# WHAT IS EXPECTED
All lines from the beginning of the listing through the line with "const grayFill = stipple();" are to be copied word for word; the pictures are not.

# INFORMATION PROVIDED
>>

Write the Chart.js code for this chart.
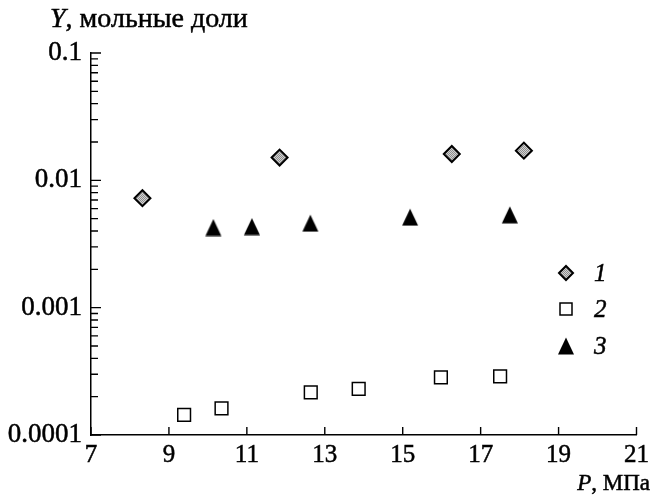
<!DOCTYPE html>
<html>
<head>
<meta charset="utf-8">
<script src="https://cdn.jsdelivr.net/npm/chart.js@4/dist/chart.umd.min.js"></script>
<style>
  html, body { margin: 0; padding: 0; background: #fff; }
  #wrap { width: 654px; height: 496px; position: relative; }
</style>
</head>
<body>
<div id="wrap"><canvas id="c" width="654" height="496"></canvas></div>
<script>
// Solubility data: mole fraction Y against pressure P (MPa)
const pressure1 = [8.32, 11.84, 16.26, 18.11];
const fraction1 = [0.00724, 0.0151, 0.0161, 0.0171];

const pressure2 = [9.39, 10.35, 12.64, 13.87, 15.98, 17.5];
const fraction2 = [0.000144, 0.000162, 0.000216, 0.00023, 0.000284, 0.000289];

const pressure3 = [10.14, 11.13, 12.63, 15.19, 17.75];
const fraction3 = [0.00426, 0.00433, 0.00461, 0.00514, 0.00536];

const seriesLabels = ['1', '2', '3'];
const xTicks = [7, 9, 11, 13, 15, 17, 19, 21];
const yTicks = [0.0001, 0.001, 0.01, 0.1];

const INK = '#000';
const FAMILY = '"Liberation Serif", "Times New Roman", serif';
const font = (size, italic) => (italic ? 'italic ' : '') + size + 'px ' + FAMILY;

// fine gray stipple used to fill the diamonds
function stipple() {
  const c = document.createElement('canvas');
  c.width = 2; c.height = 2;
  const g = c.getContext('2d');
  g.fillStyle = '#d2d2d2'; g.fillRect(0, 0, 2, 2);
  g.fillStyle = '#8e8e8e'; g.fillRect(0, 0, 1, 1); g.fillRect(1, 1, 1, 1);
  return g.createPattern(c, 'repeat');
}
const grayFill = stipple();

// slightly tall solid triangle marker
function triangleImage() {
  const c = document.createElement('canvas');
  c.width = 18; c.height = 18;
  const g = c.getContext('2d');
  g.fillStyle = INK;
  g.beginPath();
  g.moveTo(9, 0.5);
  g.lineTo(17, 17.5);
  g.lineTo(1, 17.5);
  g.closePath();
  g.fill();
  return c;
}
const triMarker = triangleImage();

const toPoints = (xs, ys) => xs.map((x, i) => ({ x: x, y: ys[i] }));

// draws a run of [text, italic] pieces starting at x, slightly inked
function textRun(ctx, parts, x, y, size) {
  parts.forEach(([t, it]) => {
    ctx.font = font(size, it);
    ctx.fillText(t, x, y);
    ctx.strokeText(t, x, y);
    x += ctx.measureText(t).width;
  });
}
function runWidth(ctx, parts, size) {
  return parts.reduce((w, [t, it]) => { ctx.font = font(size, it); return w + ctx.measureText(t).width; }, 0);
}

// inward tick marks, axis titles and the legend
const decorations = {
  id: 'decorations',
  afterDraw(chart) {
    const ctx = chart.ctx;
    const xs = chart.scales.x, ys = chart.scales.y;
    const area = chart.chartArea;
    ctx.save();
    ctx.strokeStyle = INK;
    ctx.lineWidth = 1.4;
    ctx.beginPath();
    // y: decade ticks plus 2..9 minors
    yTicks.forEach((d, i) => {
      const py = ys.getPixelForValue(d);
      ctx.moveTo(area.left, py); ctx.lineTo(area.left + 10, py);
      if (i < yTicks.length - 1) {
        for (let m = 2; m <= 9; m++) {
          const pm = ys.getPixelForValue(d * m);
          ctx.moveTo(area.left, pm); ctx.lineTo(area.left + 7, pm);
        }
      }
    });
    // x: ticks pointing up
    xTicks.forEach(v => {
      const px = xs.getPixelForValue(v);
      ctx.moveTo(px, area.bottom); ctx.lineTo(px, area.bottom - 8);
    });
    ctx.stroke();

    ctx.fillStyle = INK;
    ctx.lineWidth = 0.5;
    ctx.textBaseline = 'alphabetic';
    // y title
    textRun(ctx, [['Y', true], [', мольные доли', false]], 50, 27, 28);
    // x title, right aligned
    const xParts = [['P', true], [', МПа', false]];
    textRun(ctx, xParts, 650 - runWidth(ctx, xParts, 23), 490, 23);

    // legend
    const lx = 566;
    const rows = [273, 309, 346];
    ctx.beginPath();
    ctx.moveTo(lx - 7, rows[0]); ctx.lineTo(lx, rows[0] - 7);
    ctx.lineTo(lx + 7, rows[0]); ctx.lineTo(lx, rows[0] + 7);
    ctx.closePath();
    ctx.fillStyle = grayFill; ctx.fill();
    ctx.lineWidth = 2; ctx.strokeStyle = INK; ctx.stroke();
    ctx.beginPath();
    ctx.rect(lx - 6, rows[1] - 6, 12, 12);
    ctx.fillStyle = '#fff'; ctx.fill();
    ctx.lineWidth = 1.5; ctx.stroke();
    ctx.drawImage(triMarker, lx - 9, rows[2] - 9);

    ctx.fillStyle = INK;
    ctx.lineWidth = 0.5;
    ctx.textBaseline = 'middle';
    seriesLabels.forEach((s, i) => textRun(ctx, [[s, true]], 594, rows[i] + 1, 25));
    ctx.restore();
  }
};

function build() {
  new Chart(document.getElementById('c'), {
    type: 'scatter',
    data: {
      datasets: [
        {
          label: seriesLabels[0],
          data: toPoints(pressure1, fraction1),
          pointStyle: 'rectRot',
          pointRadius: 8,
          backgroundColor: grayFill,
          borderColor: INK,
          borderWidth: 2
        },
        {
          label: seriesLabels[1],
          data: toPoints(pressure2, fraction2),
          pointStyle: 'rect',
          pointRadius: 9,
          backgroundColor: '#fff',
          borderColor: INK,
          borderWidth: 1.5
        },
        {
          label: seriesLabels[2],
          data: toPoints(pressure3, fraction3),
          pointStyle: triMarker,
          pointRadius: 9,
          backgroundColor: INK,
          borderColor: INK
        }
      ]
    },
    options: {
      responsive: false,
      animation: false,
      devicePixelRatio: 1,
      layout: { padding: { left: 0, right: 15, top: 53, bottom: 0 } },
      plugins: {
        legend: { display: false },
        tooltip: { enabled: false },
        title: { display: false }
      },
      scales: {
        x: {
          type: 'linear',
          min: 7,
          max: 21,
          afterBuildTicks: s => { s.ticks = xTicks.map(v => ({ value: v })); },
          afterFit: s => { s.height = 61; },
          grid: { display: true, drawOnChartArea: false, drawTicks: false },
          border: { display: true, color: INK, width: 1.5 },
          ticks: {
            color: INK,
            textStrokeColor: INK,
            textStrokeWidth: 0.5,
            padding: 5,
            maxRotation: 0,
            autoSkip: false,
            font: { family: FAMILY, size: 25 }
          }
        },
        y: {
          type: 'logarithmic',
          min: 0.0001,
          max: 0.1,
          afterBuildTicks: s => { s.ticks = yTicks.map(v => ({ value: v })); },
          afterFit: s => { s.width = 91; },
          grid: { display: true, drawOnChartArea: false, drawTicks: false },
          border: { display: true, color: INK, width: 1.5 },
          ticks: {
            color: INK,
            textStrokeColor: INK,
            textStrokeWidth: 0.5,
            padding: 9,
            autoSkip: false,
            font: { family: FAMILY, size: 27 },
            callback: v => String(yTicks.find(t => Math.abs(Math.log10(t) - Math.log10(v)) < 1e-6))
          }
        }
      }
    },
    plugins: [decorations]
  });
}

Promise.all([
  document.fonts.load('25px "Liberation Serif"'),
  document.fonts.load('italic 25px "Liberation Serif"')
]).then(build, build);
</script>
</body>
</html>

<<

# EXERCISE RESULT
Write the Chart.js code for this chart.
<!DOCTYPE html>
<html>
<head>
<meta charset="utf-8">
<script src="https://cdn.jsdelivr.net/npm/chart.js@4/dist/chart.umd.min.js"></script>
<style>
  html, body { margin: 0; padding: 0; background: #fff; }
  #wrap { width: 654px; height: 496px; position: relative; }
</style>
</head>
<body>
<div id="wrap"><canvas id="c" width="654" height="496"></canvas></div>
<script>
// Solubility data: mole fraction Y against pressure P (MPa)
const pressure1 = [8.32, 11.84, 16.26, 18.11];
const fraction1 = [0.00724, 0.0151, 0.0161, 0.0171];

const pressure2 = [9.39, 10.35, 12.64, 13.87, 15.98, 17.5];
const fraction2 = [0.000144, 0.000162, 0.000216, 0.00023, 0.000284, 0.000289];

const pressure3 = [10.14, 11.13, 12.63, 15.19, 17.75];
const fraction3 = [0.00426, 0.00433, 0.00461, 0.00514, 0.00536];

const seriesLabels = ['1', '2', '3'];
const xTicks = [7, 9, 11, 13, 15, 17, 19, 21];
const yTicks = [0.0001, 0.001, 0.01, 0.1];

const INK = '#000';
const FAMILY = '"Liberation Serif", "Times New Roman", serif';
const font = (size, italic) => (italic ? 'italic ' : '') + size + 'px ' + FAMILY;

// fine gray stipple used to fill the diamonds
function stipple() {
  const c = document.createElement('canvas');
  c.width = 2; c.height = 2;
  const g = c.getContext('2d');
  g.fillStyle = '#d2d2d2'; g.fillRect(0, 0, 2, 2);
  g.fillStyle = '#8e8e8e'; g.fillRect(0, 0, 1, 1); g.fillRect(1, 1, 1, 1);
  return g.createPattern(c, 'repeat');
}
const grayFill = stipple();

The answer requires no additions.